[start of Recorded information]
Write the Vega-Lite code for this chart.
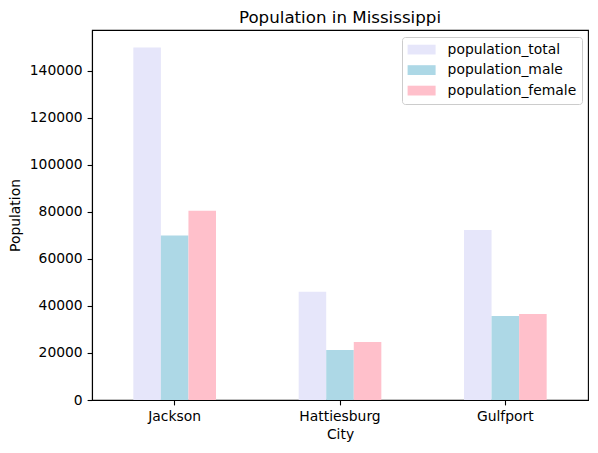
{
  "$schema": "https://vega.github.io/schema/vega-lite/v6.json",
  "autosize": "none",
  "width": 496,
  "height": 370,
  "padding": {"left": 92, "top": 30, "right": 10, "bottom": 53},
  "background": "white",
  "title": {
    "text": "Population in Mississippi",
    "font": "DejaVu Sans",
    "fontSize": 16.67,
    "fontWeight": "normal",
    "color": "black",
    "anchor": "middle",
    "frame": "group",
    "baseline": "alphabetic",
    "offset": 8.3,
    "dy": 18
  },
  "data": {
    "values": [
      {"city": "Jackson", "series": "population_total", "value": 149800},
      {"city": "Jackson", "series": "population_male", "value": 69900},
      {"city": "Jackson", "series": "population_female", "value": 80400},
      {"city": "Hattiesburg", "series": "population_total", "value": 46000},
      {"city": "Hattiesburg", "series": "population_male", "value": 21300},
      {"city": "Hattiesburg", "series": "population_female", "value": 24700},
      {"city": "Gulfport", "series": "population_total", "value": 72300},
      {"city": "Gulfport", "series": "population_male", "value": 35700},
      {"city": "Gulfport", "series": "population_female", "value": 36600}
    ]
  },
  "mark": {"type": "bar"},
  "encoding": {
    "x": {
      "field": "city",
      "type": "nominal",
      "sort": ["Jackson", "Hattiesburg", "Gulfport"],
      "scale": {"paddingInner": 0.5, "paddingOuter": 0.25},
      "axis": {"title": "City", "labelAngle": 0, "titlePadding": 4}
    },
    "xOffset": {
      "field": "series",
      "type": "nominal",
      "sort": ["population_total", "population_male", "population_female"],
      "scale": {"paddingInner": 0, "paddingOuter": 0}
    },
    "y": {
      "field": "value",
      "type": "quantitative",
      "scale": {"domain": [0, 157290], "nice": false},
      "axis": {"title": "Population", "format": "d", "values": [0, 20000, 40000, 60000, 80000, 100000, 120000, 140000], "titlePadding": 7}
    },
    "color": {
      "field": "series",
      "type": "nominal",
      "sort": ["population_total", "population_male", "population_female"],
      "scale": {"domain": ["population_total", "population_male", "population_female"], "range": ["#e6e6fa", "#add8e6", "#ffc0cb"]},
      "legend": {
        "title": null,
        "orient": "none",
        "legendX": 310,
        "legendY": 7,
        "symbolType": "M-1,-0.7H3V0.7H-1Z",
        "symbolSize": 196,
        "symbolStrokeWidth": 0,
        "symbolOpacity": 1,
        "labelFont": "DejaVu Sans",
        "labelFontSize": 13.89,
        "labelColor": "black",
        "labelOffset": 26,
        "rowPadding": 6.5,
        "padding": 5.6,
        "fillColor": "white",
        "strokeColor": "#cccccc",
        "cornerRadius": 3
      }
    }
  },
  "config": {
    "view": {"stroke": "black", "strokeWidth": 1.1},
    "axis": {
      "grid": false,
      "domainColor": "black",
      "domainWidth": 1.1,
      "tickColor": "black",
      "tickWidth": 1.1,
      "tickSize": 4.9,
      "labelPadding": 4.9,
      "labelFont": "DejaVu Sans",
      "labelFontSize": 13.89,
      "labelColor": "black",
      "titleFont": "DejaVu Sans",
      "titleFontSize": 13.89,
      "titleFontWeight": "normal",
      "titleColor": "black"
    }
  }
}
[end of Recorded information]
[start of Recorded information]
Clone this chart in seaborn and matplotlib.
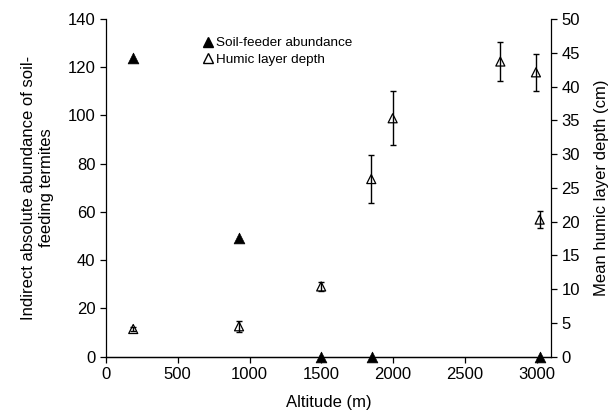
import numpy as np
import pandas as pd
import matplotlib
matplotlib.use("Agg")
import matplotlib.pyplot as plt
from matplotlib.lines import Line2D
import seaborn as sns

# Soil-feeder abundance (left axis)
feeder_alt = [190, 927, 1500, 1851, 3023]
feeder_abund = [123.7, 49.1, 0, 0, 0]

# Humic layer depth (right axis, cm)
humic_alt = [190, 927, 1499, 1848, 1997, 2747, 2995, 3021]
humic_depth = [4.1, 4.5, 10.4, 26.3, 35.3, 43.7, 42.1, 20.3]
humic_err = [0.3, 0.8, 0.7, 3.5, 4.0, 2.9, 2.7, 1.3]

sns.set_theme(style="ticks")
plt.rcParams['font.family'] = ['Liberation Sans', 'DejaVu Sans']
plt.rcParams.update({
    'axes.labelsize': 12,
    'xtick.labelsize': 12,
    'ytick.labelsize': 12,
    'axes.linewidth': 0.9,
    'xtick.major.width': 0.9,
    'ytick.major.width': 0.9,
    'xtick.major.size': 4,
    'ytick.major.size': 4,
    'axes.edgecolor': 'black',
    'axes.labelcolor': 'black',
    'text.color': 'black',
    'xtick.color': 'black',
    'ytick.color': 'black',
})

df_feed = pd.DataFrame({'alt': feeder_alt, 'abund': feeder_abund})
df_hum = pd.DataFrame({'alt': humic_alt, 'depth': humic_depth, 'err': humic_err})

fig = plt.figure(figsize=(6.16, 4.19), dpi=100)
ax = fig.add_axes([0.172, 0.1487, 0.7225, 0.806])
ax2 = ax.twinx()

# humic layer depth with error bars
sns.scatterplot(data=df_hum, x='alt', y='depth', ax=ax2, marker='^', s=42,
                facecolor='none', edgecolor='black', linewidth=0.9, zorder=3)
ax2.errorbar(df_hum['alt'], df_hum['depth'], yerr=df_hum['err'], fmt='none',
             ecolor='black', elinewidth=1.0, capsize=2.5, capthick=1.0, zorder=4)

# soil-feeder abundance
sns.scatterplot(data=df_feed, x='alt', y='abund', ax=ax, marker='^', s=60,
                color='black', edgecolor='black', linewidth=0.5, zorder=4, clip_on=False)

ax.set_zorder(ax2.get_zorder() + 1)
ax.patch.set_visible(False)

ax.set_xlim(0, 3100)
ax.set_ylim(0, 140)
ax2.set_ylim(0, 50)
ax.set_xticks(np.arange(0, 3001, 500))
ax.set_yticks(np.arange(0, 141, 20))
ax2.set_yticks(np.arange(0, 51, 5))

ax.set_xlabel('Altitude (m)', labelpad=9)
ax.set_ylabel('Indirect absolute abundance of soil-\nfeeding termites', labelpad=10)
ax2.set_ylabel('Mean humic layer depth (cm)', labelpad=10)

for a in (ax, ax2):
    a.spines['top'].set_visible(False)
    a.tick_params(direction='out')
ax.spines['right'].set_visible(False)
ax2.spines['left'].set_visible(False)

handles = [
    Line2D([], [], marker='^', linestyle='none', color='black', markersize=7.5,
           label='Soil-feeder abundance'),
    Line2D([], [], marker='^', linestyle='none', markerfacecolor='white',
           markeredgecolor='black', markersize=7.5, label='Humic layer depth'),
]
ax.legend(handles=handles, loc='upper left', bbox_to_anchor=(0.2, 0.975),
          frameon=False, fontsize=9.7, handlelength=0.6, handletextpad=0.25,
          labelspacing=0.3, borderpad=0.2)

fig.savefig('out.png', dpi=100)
[end of Recorded information]
*Exercise instructions*
Above are the records. Print exactly the lines from the one containing "Clone this chart in seaborn and matplotlib." to the one containing "ax2.set_ylabel('Mean humic layer", both included, and nothing else; pictures are excluded.

*Task response*
Clone this chart in seaborn and matplotlib.
import numpy as np
import pandas as pd
import matplotlib
matplotlib.use("Agg")
import matplotlib.pyplot as plt
from matplotlib.lines import Line2D
import seaborn as sns

# Soil-feeder abundance (left axis)
feeder_alt = [190, 927, 1500, 1851, 3023]
feeder_abund = [123.7, 49.1, 0, 0, 0]

# Humic layer depth (right axis, cm)
humic_alt = [190, 927, 1499, 1848, 1997, 2747, 2995, 3021]
humic_depth = [4.1, 4.5, 10.4, 26.3, 35.3, 43.7, 42.1, 20.3]
humic_err = [0.3, 0.8, 0.7, 3.5, 4.0, 2.9, 2.7, 1.3]

sns.set_theme(style="ticks")
plt.rcParams['font.family'] = ['Liberation Sans', 'DejaVu Sans']
plt.rcParams.update({
    'axes.labelsize': 12,
    'xtick.labelsize': 12,
    'ytick.labelsize': 12,
    'axes.linewidth': 0.9,
    'xtick.major.width': 0.9,
    'ytick.major.width': 0.9,
    'xtick.major.size': 4,
    'ytick.major.size': 4,
    'axes.edgecolor': 'black',
    'axes.labelcolor': 'black',
    'text.color': 'black',
    'xtick.color': 'black',
    'ytick.color': 'black',
})

df_feed = pd.DataFrame({'alt': feeder_alt, 'abund': feeder_abund})
df_hum = pd.DataFrame({'alt': humic_alt, 'depth': humic_depth, 'err': humic_err})

fig = plt.figure(figsize=(6.16, 4.19), dpi=100)
ax = fig.add_axes([0.172, 0.1487, 0.7225, 0.806])
ax2 = ax.twinx()

# humic layer depth with error bars
sns.scatterplot(data=df_hum, x='alt', y='depth', ax=ax2, marker='^', s=42,
                facecolor='none', edgecolor='black', linewidth=0.9, zorder=3)
ax2.errorbar(df_hum['alt'], df_hum['depth'], yerr=df_hum['err'], fmt='none',
             ecolor='black', elinewidth=1.0, capsize=2.5, capthick=1.0, zorder=4)

# soil-feeder abundance
sns.scatterplot(data=df_feed, x='alt', y='abund', ax=ax, marker='^', s=60,
                color='black', edgecolor='black', linewidth=0.5, zorder=4, clip_on=False)

ax.set_zorder(ax2.get_zorder() + 1)
ax.patch.set_visible(False)

ax.set_xlim(0, 3100)
ax.set_ylim(0, 140)
ax2.set_ylim(0, 50)
ax.set_xticks(np.arange(0, 3001, 500))
ax.set_yticks(np.arange(0, 141, 20))
ax2.set_yticks(np.arange(0, 51, 5))

ax.set_xlabel('Altitude (m)', labelpad=9)
ax.set_ylabel('Indirect absolute abundance of soil-\nfeeding termites', labelpad=10)
ax2.set_ylabel('Mean humic layer depth (cm)', labelpad=10)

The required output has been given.